Tuesday, January 28, 2014

By Michael Hoffman

On Sunday, January 26, the New York Times published a front page story about a book consisting of the single word "Jew" printed six million times as a memorial to "The Holocaust."

Two days later, on January 28, on p. A10 the paper published a story: "A Vast Toll Away From Nazi Death Camps" in which, the Times claims, "Historians are shedding light on the huge numbers of Jews killed in what some call a Holocaust by bullets.”

When Ariel Sharon, the Israeli Butcher of Beirut, died on January 11, the New York Times  in its January 12 edition (p. A12), devoted less than one sentence to  Sharon's mass murder of civilians in Beirut in 1982: "...the Israeli invasion seemed not to end but to take on an increasingly punishing nature, including the saturation bombing of Beirut neighborhoods..."

That is all the Times had to say about Sharon's terror bombing of a major Arab city for several weeks in the summer of 1982.

We see an approved form of holocaust denial when the victims are Arabs and the war crimes are committed by "the Jewish state" less than 34 years ago.

And we see daily and weekly newspaper, radio and television reports, essays, books, lectures and movies about crimes said to have been committed by Germans 70 years ago.

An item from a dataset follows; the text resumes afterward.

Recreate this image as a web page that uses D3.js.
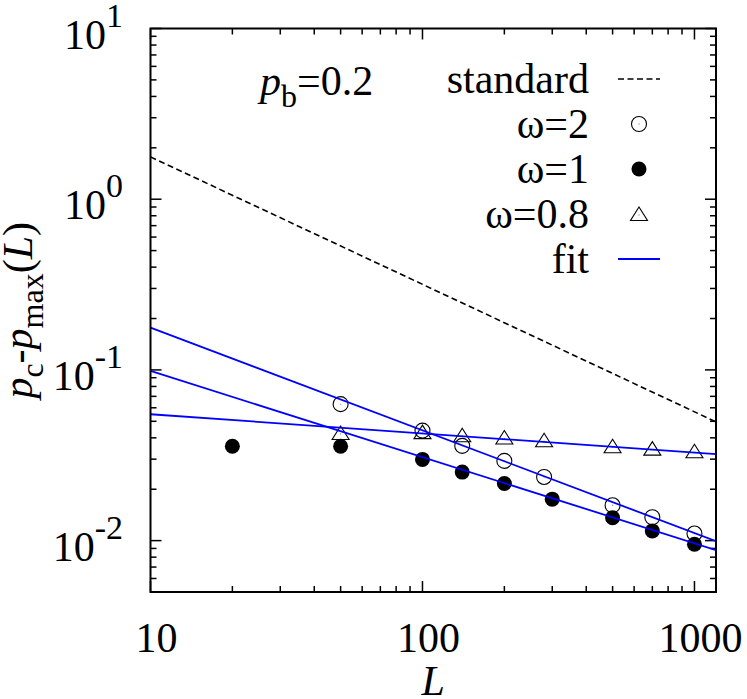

It is our duty to a light a candle in this darkness and ensure that the forbidden knowledge of what the Allies perpetrated against German civilians they considered sub-human during and after World War II, and what "the Jewish state of Israel" has perpetrated against the Arab civilians they regard as sub-human now, is kept alive and known to our children and to history,  just as the monks kept the repository of the collective knowledge of western civilization in remote monasteries, while the barbarian hordes swept Europe —  even as the Zionist-contolled media endeavor to sweep our minds and souls of the last vestiges of that civilization.